Work through the data line by line, gathering every line that has the word "document".
##########
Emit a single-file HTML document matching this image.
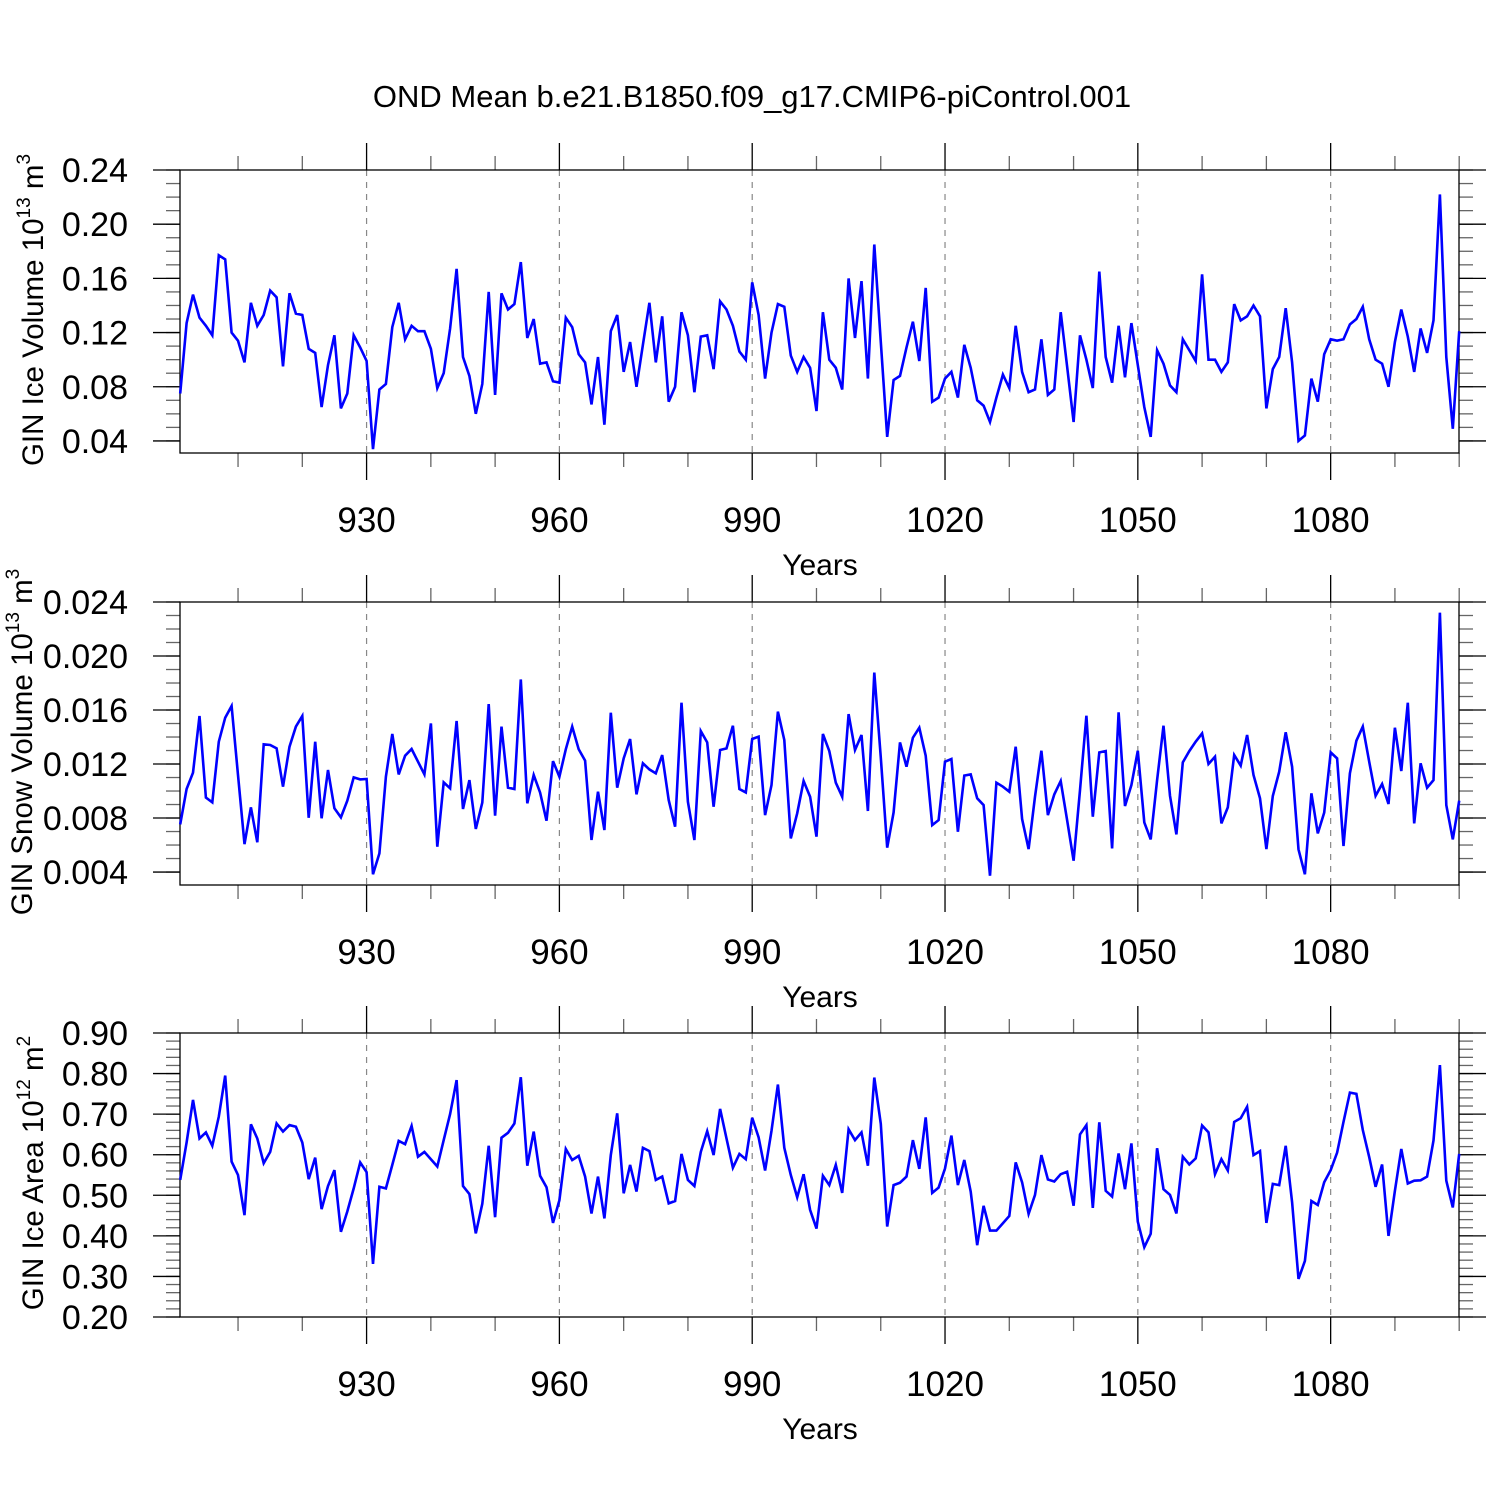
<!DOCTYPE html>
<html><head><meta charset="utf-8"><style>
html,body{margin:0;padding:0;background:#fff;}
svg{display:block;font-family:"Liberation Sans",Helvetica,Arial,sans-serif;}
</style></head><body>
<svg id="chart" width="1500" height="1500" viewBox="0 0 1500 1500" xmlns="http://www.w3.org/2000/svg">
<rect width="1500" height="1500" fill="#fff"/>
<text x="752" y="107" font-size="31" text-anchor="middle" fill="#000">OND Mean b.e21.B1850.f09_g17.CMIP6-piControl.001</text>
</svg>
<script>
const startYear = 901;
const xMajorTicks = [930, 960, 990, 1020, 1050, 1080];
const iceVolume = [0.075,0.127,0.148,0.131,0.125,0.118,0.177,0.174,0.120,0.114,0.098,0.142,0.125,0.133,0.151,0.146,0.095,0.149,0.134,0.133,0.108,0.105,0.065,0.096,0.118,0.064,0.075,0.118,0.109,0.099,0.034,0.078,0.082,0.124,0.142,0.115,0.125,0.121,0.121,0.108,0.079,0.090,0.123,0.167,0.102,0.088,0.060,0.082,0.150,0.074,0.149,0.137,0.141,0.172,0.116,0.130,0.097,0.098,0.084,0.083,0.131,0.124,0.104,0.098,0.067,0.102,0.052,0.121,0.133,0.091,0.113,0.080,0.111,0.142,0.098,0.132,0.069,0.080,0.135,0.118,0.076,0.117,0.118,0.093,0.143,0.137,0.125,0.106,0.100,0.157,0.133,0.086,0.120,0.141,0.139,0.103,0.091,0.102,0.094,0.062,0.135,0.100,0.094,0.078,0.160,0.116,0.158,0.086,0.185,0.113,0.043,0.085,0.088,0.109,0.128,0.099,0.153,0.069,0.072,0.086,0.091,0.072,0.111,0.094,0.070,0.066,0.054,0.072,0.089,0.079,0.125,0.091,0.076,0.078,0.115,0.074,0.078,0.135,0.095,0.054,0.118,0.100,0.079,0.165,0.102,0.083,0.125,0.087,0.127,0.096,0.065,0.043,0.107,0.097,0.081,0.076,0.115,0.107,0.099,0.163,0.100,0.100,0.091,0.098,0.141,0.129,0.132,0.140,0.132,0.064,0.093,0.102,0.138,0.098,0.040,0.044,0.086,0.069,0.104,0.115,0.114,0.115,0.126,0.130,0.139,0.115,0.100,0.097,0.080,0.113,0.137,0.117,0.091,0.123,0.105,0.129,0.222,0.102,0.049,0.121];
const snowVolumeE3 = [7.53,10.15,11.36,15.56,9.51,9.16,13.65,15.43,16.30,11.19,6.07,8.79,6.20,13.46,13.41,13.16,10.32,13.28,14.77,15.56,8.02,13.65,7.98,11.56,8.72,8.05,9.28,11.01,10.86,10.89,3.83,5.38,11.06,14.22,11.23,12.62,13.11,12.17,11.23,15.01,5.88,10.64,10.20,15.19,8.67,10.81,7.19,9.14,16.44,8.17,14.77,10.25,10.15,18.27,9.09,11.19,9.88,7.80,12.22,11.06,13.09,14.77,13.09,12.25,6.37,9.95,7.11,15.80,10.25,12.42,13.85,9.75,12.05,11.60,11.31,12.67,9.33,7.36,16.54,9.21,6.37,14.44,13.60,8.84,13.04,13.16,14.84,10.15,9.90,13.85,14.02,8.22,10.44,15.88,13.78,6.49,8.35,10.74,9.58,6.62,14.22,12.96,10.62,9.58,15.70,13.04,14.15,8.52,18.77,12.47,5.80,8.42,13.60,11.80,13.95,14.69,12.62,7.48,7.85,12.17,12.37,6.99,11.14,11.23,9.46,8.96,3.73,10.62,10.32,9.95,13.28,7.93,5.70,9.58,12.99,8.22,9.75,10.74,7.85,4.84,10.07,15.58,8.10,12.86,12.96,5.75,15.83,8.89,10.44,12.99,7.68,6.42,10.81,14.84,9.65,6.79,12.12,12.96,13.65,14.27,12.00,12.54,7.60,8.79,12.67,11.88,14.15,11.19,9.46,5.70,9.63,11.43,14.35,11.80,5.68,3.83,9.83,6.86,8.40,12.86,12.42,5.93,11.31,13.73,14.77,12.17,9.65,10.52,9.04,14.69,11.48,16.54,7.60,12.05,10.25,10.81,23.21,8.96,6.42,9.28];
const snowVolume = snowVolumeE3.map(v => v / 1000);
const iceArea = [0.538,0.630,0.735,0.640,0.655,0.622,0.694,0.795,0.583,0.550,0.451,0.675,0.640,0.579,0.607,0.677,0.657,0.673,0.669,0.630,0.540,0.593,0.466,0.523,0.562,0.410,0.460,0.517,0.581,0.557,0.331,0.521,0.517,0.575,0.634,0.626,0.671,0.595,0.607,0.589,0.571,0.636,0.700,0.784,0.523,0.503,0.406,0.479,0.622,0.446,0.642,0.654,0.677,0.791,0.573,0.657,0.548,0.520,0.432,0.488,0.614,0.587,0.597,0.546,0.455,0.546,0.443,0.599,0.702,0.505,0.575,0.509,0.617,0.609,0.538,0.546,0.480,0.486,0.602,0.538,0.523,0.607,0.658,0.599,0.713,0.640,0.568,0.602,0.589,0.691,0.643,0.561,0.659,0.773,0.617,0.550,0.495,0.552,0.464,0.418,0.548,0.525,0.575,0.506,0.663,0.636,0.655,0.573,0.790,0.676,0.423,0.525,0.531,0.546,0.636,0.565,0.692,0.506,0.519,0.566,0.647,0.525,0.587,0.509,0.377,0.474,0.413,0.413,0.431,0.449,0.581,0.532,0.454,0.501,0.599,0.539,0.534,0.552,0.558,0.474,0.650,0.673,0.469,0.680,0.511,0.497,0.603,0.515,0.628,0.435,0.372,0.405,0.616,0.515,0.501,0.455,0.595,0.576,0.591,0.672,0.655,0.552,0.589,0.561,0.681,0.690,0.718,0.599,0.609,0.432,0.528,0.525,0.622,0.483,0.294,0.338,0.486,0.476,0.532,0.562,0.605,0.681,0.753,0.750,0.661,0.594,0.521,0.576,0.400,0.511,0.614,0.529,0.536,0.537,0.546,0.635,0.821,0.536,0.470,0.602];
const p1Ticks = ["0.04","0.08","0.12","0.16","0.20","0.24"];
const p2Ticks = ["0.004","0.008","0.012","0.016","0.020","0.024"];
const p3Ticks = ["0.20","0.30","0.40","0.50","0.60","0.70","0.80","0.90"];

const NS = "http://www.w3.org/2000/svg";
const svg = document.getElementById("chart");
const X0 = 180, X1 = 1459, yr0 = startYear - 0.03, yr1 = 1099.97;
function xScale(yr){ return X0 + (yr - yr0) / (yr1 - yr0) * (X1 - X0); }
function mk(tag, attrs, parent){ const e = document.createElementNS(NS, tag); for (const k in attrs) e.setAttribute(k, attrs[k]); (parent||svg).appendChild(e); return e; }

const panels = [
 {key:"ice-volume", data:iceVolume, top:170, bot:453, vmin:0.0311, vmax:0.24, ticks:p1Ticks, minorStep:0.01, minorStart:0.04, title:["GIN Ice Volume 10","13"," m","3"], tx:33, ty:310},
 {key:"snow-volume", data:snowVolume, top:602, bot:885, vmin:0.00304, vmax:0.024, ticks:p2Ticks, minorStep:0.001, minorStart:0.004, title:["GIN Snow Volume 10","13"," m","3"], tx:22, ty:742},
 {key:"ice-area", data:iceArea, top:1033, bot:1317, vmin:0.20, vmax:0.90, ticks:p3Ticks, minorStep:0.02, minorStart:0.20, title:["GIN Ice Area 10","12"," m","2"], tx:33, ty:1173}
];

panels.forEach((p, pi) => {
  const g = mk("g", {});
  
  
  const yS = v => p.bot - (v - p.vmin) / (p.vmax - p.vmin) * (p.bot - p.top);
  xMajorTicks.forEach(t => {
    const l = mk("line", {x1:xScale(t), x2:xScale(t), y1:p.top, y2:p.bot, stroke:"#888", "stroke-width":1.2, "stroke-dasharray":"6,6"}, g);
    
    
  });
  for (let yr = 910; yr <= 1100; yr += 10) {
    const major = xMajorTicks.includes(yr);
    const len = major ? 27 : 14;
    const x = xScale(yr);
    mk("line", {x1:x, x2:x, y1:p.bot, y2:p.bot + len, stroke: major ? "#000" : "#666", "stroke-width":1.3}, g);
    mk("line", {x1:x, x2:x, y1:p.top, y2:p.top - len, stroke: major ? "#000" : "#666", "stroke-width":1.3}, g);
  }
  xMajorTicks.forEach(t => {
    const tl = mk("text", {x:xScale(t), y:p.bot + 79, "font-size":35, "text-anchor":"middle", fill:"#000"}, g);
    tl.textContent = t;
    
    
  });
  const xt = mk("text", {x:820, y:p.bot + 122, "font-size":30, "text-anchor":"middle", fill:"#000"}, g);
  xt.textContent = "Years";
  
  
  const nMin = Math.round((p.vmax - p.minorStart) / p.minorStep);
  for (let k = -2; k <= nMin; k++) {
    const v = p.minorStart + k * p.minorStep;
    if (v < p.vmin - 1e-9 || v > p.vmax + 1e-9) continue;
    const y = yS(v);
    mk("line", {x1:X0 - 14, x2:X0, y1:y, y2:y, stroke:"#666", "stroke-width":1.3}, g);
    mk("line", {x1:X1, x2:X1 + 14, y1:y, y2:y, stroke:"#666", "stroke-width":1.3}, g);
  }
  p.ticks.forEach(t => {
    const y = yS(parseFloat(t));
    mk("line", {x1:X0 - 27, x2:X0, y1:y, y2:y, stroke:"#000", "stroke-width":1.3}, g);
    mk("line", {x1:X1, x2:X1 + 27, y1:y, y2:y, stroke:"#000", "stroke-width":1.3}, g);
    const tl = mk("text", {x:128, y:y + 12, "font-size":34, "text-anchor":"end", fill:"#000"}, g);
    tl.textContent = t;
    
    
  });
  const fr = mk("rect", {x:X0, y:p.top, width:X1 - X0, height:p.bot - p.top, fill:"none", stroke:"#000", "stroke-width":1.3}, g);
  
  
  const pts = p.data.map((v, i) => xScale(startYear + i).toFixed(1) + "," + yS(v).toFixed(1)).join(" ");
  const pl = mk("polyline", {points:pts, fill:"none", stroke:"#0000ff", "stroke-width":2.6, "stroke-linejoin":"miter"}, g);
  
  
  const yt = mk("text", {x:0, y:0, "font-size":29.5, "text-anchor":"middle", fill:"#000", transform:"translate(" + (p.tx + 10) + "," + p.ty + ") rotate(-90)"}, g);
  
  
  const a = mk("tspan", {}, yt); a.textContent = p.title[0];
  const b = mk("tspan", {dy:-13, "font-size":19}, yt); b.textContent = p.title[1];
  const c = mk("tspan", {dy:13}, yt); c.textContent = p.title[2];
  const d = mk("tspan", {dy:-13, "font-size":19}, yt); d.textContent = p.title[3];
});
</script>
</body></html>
##########
RIGHT ANSWER
Emit a single-file HTML document matching this image.
const svg = document.getElementById("chart");
function mk(tag, attrs, parent){ const e = document.createElementNS(NS, tag); for (const k in attrs) e.setAttribute(k, attrs[k]); (parent||svg).appendChild(e); return e; }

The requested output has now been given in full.